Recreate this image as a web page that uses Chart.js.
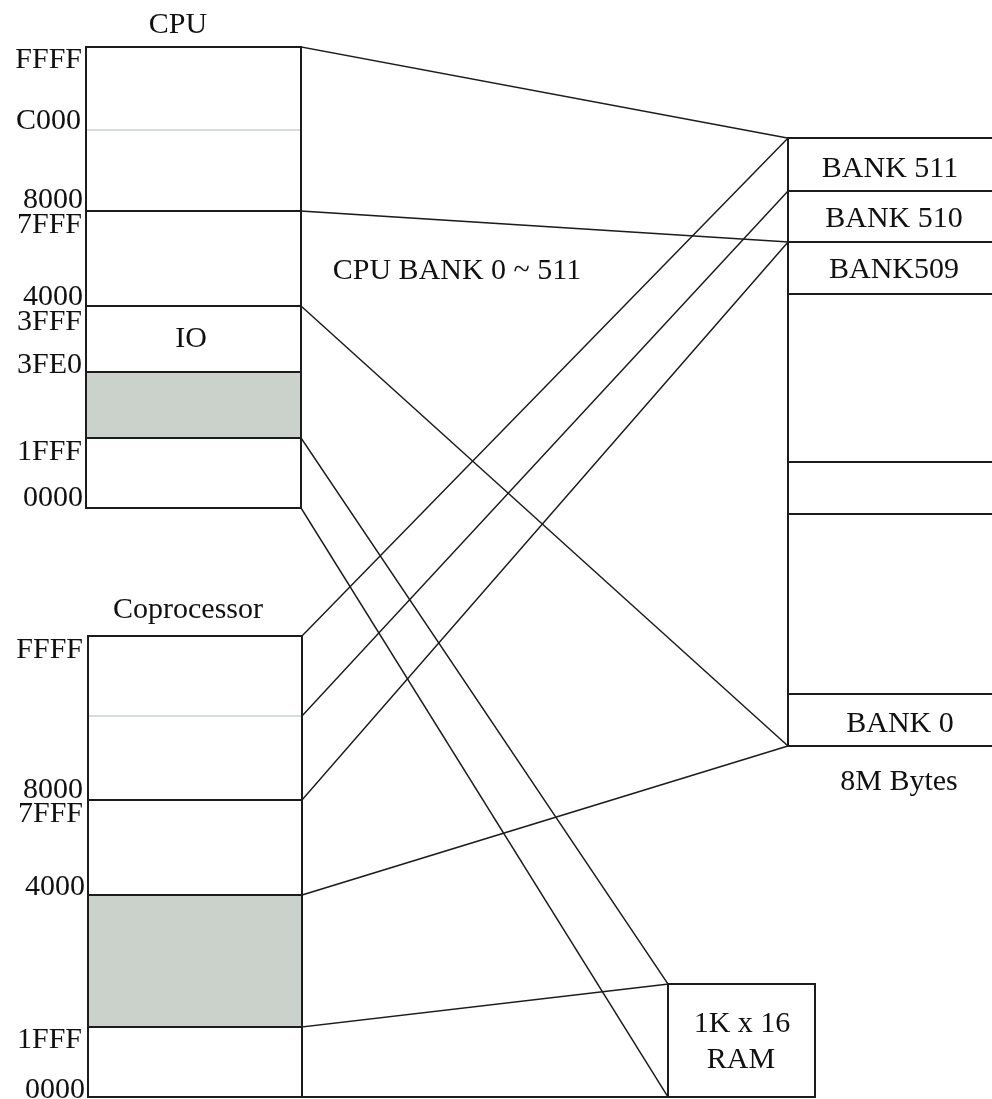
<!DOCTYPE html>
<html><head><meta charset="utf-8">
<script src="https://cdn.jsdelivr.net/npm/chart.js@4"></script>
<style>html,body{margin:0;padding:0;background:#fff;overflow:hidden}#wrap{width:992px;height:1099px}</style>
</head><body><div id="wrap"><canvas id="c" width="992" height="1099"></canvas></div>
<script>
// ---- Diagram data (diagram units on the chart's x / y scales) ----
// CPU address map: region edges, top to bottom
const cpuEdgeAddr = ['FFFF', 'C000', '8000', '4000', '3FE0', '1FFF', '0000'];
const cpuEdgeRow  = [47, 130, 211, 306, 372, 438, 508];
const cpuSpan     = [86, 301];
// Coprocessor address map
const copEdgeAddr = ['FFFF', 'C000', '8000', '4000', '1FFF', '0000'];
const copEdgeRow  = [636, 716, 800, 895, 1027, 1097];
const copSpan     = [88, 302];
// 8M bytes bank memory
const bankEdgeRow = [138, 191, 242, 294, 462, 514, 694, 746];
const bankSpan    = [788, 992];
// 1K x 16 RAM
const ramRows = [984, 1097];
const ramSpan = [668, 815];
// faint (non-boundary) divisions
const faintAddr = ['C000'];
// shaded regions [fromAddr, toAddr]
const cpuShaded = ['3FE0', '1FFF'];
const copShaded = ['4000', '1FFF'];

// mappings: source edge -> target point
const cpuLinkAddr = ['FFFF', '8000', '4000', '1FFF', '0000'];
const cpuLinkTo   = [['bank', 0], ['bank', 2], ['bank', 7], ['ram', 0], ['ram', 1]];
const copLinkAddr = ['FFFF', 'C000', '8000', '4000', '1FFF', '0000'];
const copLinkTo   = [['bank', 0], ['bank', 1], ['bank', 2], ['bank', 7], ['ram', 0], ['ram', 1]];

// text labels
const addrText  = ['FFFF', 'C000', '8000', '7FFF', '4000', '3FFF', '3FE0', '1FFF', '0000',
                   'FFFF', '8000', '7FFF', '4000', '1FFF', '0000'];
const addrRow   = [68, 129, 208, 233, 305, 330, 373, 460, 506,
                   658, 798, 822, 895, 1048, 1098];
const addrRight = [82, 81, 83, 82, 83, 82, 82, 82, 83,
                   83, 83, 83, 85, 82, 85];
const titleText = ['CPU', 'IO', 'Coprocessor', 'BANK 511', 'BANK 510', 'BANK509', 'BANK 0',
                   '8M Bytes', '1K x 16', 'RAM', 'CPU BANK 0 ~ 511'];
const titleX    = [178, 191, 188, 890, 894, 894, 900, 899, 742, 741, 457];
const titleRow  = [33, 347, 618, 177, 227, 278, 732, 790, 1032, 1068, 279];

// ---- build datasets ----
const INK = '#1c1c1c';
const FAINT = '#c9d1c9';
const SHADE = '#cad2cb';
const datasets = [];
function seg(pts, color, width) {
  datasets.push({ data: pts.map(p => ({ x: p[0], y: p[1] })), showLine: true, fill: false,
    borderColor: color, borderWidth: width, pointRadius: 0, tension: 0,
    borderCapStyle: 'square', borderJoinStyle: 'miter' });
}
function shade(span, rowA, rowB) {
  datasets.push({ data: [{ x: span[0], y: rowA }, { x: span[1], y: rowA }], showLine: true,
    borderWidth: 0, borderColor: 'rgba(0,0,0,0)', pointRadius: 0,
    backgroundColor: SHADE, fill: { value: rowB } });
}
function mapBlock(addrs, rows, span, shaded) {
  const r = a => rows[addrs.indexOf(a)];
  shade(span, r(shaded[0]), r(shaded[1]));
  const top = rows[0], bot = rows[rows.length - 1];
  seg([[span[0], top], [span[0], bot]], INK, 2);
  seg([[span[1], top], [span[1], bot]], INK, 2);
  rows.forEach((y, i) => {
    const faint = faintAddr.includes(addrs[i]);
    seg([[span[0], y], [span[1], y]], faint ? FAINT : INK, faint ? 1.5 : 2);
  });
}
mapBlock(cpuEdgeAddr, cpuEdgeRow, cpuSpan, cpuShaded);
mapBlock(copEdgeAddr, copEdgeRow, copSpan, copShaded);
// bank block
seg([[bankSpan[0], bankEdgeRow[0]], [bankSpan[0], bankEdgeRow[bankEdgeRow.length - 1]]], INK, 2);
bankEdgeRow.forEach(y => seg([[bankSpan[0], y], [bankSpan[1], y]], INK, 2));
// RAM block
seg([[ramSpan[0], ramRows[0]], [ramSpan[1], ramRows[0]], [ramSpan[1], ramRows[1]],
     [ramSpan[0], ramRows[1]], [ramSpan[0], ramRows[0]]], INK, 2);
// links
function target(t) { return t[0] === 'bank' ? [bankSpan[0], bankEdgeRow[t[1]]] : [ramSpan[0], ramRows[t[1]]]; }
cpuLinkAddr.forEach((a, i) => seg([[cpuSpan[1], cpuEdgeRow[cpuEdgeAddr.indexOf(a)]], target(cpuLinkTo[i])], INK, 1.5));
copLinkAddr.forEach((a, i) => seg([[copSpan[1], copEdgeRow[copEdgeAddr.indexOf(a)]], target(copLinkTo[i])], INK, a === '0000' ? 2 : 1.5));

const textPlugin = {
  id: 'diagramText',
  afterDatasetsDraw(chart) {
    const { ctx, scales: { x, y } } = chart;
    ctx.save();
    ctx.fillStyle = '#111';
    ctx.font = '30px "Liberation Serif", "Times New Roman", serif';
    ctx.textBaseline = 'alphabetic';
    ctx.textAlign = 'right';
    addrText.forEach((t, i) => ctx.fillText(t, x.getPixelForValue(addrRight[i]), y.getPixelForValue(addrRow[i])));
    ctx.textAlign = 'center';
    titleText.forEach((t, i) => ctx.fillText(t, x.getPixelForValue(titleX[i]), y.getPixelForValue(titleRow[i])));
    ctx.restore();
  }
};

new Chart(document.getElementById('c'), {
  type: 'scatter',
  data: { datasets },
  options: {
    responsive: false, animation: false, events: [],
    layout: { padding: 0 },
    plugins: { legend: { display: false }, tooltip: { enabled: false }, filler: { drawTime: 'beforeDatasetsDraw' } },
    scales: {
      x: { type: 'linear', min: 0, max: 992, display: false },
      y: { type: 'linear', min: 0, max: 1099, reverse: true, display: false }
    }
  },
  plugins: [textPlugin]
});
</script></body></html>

________________

Written problem => Copy the material exactly. Do not include the pictures.

Result =>
Recreate this image as a web page that uses Chart.js.
<!DOCTYPE html>
<html><head><meta charset="utf-8">
<script src="https://cdn.jsdelivr.net/npm/chart.js@4"></script>
<style>html,body{margin:0;padding:0;background:#fff;overflow:hidden}#wrap{width:992px;height:1099px}</style>
</head><body><div id="wrap"><canvas id="c" width="992" height="1099"></canvas></div>
<script>
// ---- Diagram data (diagram units on the chart's x / y scales) ----
// CPU address map: region edges, top to bottom
const cpuEdgeAddr = ['FFFF', 'C000', '8000', '4000', '3FE0', '1FFF', '0000'];
const cpuEdgeRow  = [47, 130, 211, 306, 372, 438, 508];
const cpuSpan     = [86, 301];
// Coprocessor address map
const copEdgeAddr = ['FFFF', 'C000', '8000', '4000', '1FFF', '0000'];
const copEdgeRow  = [636, 716, 800, 895, 1027, 1097];
const copSpan     = [88, 302];
// 8M bytes bank memory
const bankEdgeRow = [138, 191, 242, 294, 462, 514, 694, 746];
const bankSpan    = [788, 992];
// 1K x 16 RAM
const ramRows = [984, 1097];
const ramSpan = [668, 815];
// faint (non-boundary) divisions
const faintAddr = ['C000'];
// shaded regions [fromAddr, toAddr]
const cpuShaded = ['3FE0', '1FFF'];
const copShaded = ['4000', '1FFF'];

// mappings: source edge -> target point
const cpuLinkAddr = ['FFFF', '8000', '4000', '1FFF', '0000'];
const cpuLinkTo   = [['bank', 0], ['bank', 2], ['bank', 7], ['ram', 0], ['ram', 1]];
const copLinkAddr = ['FFFF', 'C000', '8000', '4000', '1FFF', '0000'];
const copLinkTo   = [['bank', 0], ['bank', 1], ['bank', 2], ['bank', 7], ['ram', 0], ['ram', 1]];

// text labels
const addrText  = ['FFFF', 'C000', '8000', '7FFF', '4000', '3FFF', '3FE0', '1FFF', '0000',
                   'FFFF', '8000', '7FFF', '4000', '1FFF', '0000'];
const addrRow   = [68, 129, 208, 233, 305, 330, 373, 460, 506,
                   658, 798, 822, 895, 1048, 1098];
const addrRight = [82, 81, 83, 82, 83, 82, 82, 82, 83,
                   83, 83, 83, 85, 82, 85];
const titleText = ['CPU', 'IO', 'Coprocessor', 'BANK 511', 'BANK 510', 'BANK509', 'BANK 0',
                   '8M Bytes', '1K x 16', 'RAM', 'CPU BANK 0 ~ 511'];
const titleX    = [178, 191, 188, 890, 894, 894, 900, 899, 742, 741, 457];
const titleRow  = [33, 347, 618, 177, 227, 278, 732, 790, 1032, 1068, 279];

// ---- build datasets ----
const INK = '#1c1c1c';
const FAINT = '#c9d1c9';
const SHADE = '#cad2cb';
const datasets = [];
function seg(pts, color, width) {
  datasets.push({ data: pts.map(p => ({ x: p[0], y: p[1] })), showLine: true, fill: false,
    borderColor: color, borderWidth: width, pointRadius: 0, tension: 0,
    borderCapStyle: 'square', borderJoinStyle: 'miter' });
}
function shade(span, rowA, rowB) {
  datasets.push({ data: [{ x: span[0], y: rowA }, { x: span[1], y: rowA }], showLine: true,
    borderWidth: 0, borderColor: 'rgba(0,0,0,0)', pointRadius: 0,
    backgroundColor: SHADE, fill: { value: rowB } });
}
function mapBlock(addrs, rows, span, shaded) {
  const r = a => rows[addrs.indexOf(a)];
  shade(span, r(shaded[0]), r(shaded[1]));
  const top = rows[0], bot = rows[rows.length - 1];
  seg([[span[0], top], [span[0], bot]], INK, 2);
  seg([[span[1], top], [span[1], bot]], INK, 2);
  rows.forEach((y, i) => {
    const faint = faintAddr.includes(addrs[i]);
    seg([[span[0], y], [span[1], y]], faint ? FAINT : INK, faint ? 1.5 : 2);
  });
}
mapBlock(cpuEdgeAddr, cpuEdgeRow, cpuSpan, cpuShaded);
mapBlock(copEdgeAddr, copEdgeRow, copSpan, copShaded);
// bank block
seg([[bankSpan[0], bankEdgeRow[0]], [bankSpan[0], bankEdgeRow[bankEdgeRow.length - 1]]], INK, 2);
bankEdgeRow.forEach(y => seg([[bankSpan[0], y], [bankSpan[1], y]], INK, 2));
// RAM block
seg([[ramSpan[0], ramRows[0]], [ramSpan[1], ramRows[0]], [ramSpan[1], ramRows[1]],
     [ramSpan[0], ramRows[1]], [ramSpan[0], ramRows[0]]], INK, 2);
// links
function target(t) { return t[0] === 'bank' ? [bankSpan[0], bankEdgeRow[t[1]]] : [ramSpan[0], ramRows[t[1]]]; }
cpuLinkAddr.forEach((a, i) => seg([[cpuSpan[1], cpuEdgeRow[cpuEdgeAddr.indexOf(a)]], target(cpuLinkTo[i])], INK, 1.5));
copLinkAddr.forEach((a, i) => seg([[copSpan[1], copEdgeRow[copEdgeAddr.indexOf(a)]], target(copLinkTo[i])], INK, a === '0000' ? 2 : 1.5));

const textPlugin = {
  id: 'diagramText',
  afterDatasetsDraw(chart) {
    const { ctx, scales: { x, y } } = chart;
    ctx.save();
    ctx.fillStyle = '#111';
    ctx.font = '30px "Liberation Serif", "Times New Roman", serif';
    ctx.textBaseline = 'alphabetic';
    ctx.textAlign = 'right';
    addrText.forEach((t, i) => ctx.fillText(t, x.getPixelForValue(addrRight[i]), y.getPixelForValue(addrRow[i])));
    ctx.textAlign = 'center';
    titleText.forEach((t, i) => ctx.fillText(t, x.getPixelForValue(titleX[i]), y.getPixelForValue(titleRow[i])));
    ctx.restore();
  }
};

new Chart(document.getElementById('c'), {
  type: 'scatter',
  data: { datasets },
  options: {
    responsive: false, animation: false, events: [],
    layout: { padding: 0 },
    plugins: { legend: { display: false }, tooltip: { enabled: false }, filler: { drawTime: 'beforeDatasetsDraw' } },
    scales: {
      x: { type: 'linear', min: 0, max: 992, display: false },
      y: { type: 'linear', min: 0, max: 1099, reverse: true, display: false }
    }
  },
  plugins: [textPlugin]
});
</script></body></html>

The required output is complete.